If two objects are pointer-interconvertible, then they have the same address, and it is possible to obtain a pointer to one from a pointer to the other via a reinterpret_­cast. [Note: An array object and its first element are not pointer-interconvertible, even though they have the same address. — end note]

Since they are pointer-interconvertible and share the same address, offsetof(U, m) should be zero.

Update:

If the union U is not standard-layout, it's conditionally-supported. 17.2.4.1:

The macro offsetof(type, member-designator) has the same semantics as the corresponding macro in the C standard library header <stddef.h>, but accepts a restricted set of type arguments in this document. Use of the offsetof macro with a type other than a standard-layout class ([class.prop]) is conditionally-supported.183 The expression offsetof(type, member-designator) is never type-dependent and it is value-dependent if and only if type is dependent. The result of applying the offsetof macro to a static data member or a function member is undefined. No operation invoked by the offsetof macro shall throw an exception and noexcept(offsetof(type, member-designator)) shall be true.

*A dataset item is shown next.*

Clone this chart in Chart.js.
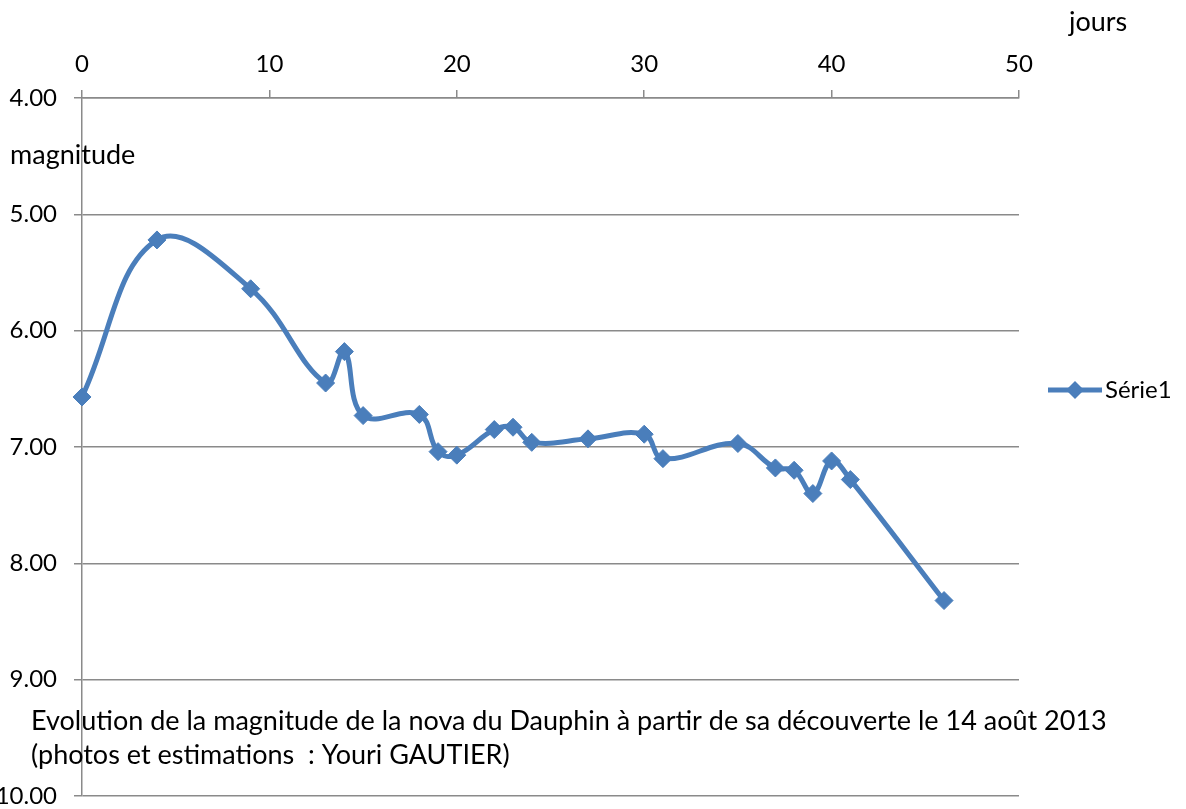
<!DOCTYPE html>
<html>
<head>
<meta charset="utf-8">
<script src="https://cdn.jsdelivr.net/npm/chart.js@4"></script>
<style>
  html, body { margin: 0; padding: 0; background: #fff; }
  #wrap { position: relative; width: 1186px; height: 809px; }
</style>
</head>
<body>
<div id="wrap"><canvas id="chart" width="1186" height="809"></canvas></div>
<script>
// jours depuis la découverte / magnitude estimée
const days = [0, 4, 9, 13, 14, 15, 18, 19, 20, 22, 23, 24, 27, 30, 31, 35, 37, 38, 39, 40, 41, 46];
const mags = [6.57, 5.22, 5.64, 6.45, 6.18, 6.73, 6.72, 7.04, 7.07, 6.85, 6.83, 6.96, 6.93, 6.89, 7.10, 6.97, 7.18, 7.20, 7.40, 7.12, 7.28, 8.32];
const seriesName = 'Série1';
const xTitle = 'jours';
const yTitle = 'magnitude';
const captionLines = [
  'Evolution de la magnitude de la nova du Dauphin à partir de sa découverte le 14 août 2013',
  '(photos et estimations  : Youri GAUTIER)'
];

const FONT = 'Lato, "Open Sans", sans-serif';
const blue = '#4a7ebb';
const gridGray = '#8a8a8a';

// extra texts + legend drawn on the canvas
const extras = {
  id: 'extras',
  afterDraw(chart) {
    const ctx = chart.ctx;
    ctx.save();
    ctx.fillStyle = '#000';
    ctx.textBaseline = 'middle';
    ctx.textAlign = 'left';
    ctx.font = '27px ' + FONT;
    ctx.fillText(xTitle, 1069, 22);
    ctx.fillText(yTitle, 10, 155);
    ctx.fillText(captionLines[0], 31, 721);
    ctx.fillText(captionLines[1], 31, 755);

    // legend
    ctx.strokeStyle = blue;
    ctx.lineWidth = 5;
    ctx.beginPath();
    ctx.moveTo(1048, 390);
    ctx.lineTo(1102, 390);
    ctx.stroke();
    ctx.fillStyle = blue;
    ctx.beginPath();
    ctx.moveTo(1075, 381);
    ctx.lineTo(1084, 390);
    ctx.lineTo(1075, 399);
    ctx.lineTo(1066, 390);
    ctx.closePath();
    ctx.fill();
    ctx.fillStyle = '#000';
    ctx.font = '24px ' + FONT;
    ctx.fillText(seriesName, 1105, 390);
    ctx.restore();
  }
};

new Chart(document.getElementById('chart'), {
  type: 'line',
  data: {
    datasets: [{
      label: seriesName,
      data: days.map((d, i) => ({ x: d, y: mags[i] })),
      borderColor: blue,
      backgroundColor: blue,
      borderWidth: 5,
      tension: 0.4,
      pointStyle: 'rectRot',
      pointRadius: 9,
      pointBorderWidth: 1,
      pointBackgroundColor: blue,
      pointBorderColor: blue,
      clip: false
    }]
  },
  options: {
    responsive: false,
    animation: false,
    layout: { padding: { left: 0, right: 167, top: 0, bottom: 13 } },
    plugins: {
      legend: { display: false },
      tooltip: { enabled: false }
    },
    scales: {
      x: {
        type: 'linear',
        position: 'top',
        min: 0,
        max: 50,
        ticks: { stepSize: 10, color: '#000', font: { size: 24, family: FONT }, padding: 11 },
        grid: { drawOnChartArea: false, drawTicks: true, tickLength: 8, color: gridGray, lineWidth: 1.5 },
        border: { display: true, color: gridGray, width: 1.5 },
        afterFit(scale) { scale.height = 98; scale.paddingLeft = 0; scale.paddingRight = 0; }
      },
      y: {
        reverse: true,
        min: 4,
        max: 10,
        ticks: {
          stepSize: 1,
          color: '#000',
          font: { size: 24, family: FONT },
          padding: 17,
          callback: v => Number(v).toFixed(2)
        },
        grid: { color: gridGray, lineWidth: 1.5, tickLength: 8 },
        border: { display: true, color: gridGray, width: 1.5 },
        afterFit(scale) { scale.width = 82; scale.paddingTop = 0; scale.paddingBottom = 0; }
      }
    }
  },
  plugins: [extras]
});
</script>
</body>
</html>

But once it be supported, the only result make sense is zero since they share the same address.

Answer 2

There is only a guarantee of this if your union is standard-layout:

[class.mem/26]: If a standard-layout class object has any non-static data members, its address is the same as the address of its first non-static data member if that member is not a bit-field. [..]

This is okay, because if it isn't standard-layout, you probably don't want to be using offsetof anyway:

[support.types.layout/1]: Use of the offsetof macro with a type other than a standard-layout class ([class.prop]) is conditionally-supported.

(It has undefined behaviour in C, and until C++17.)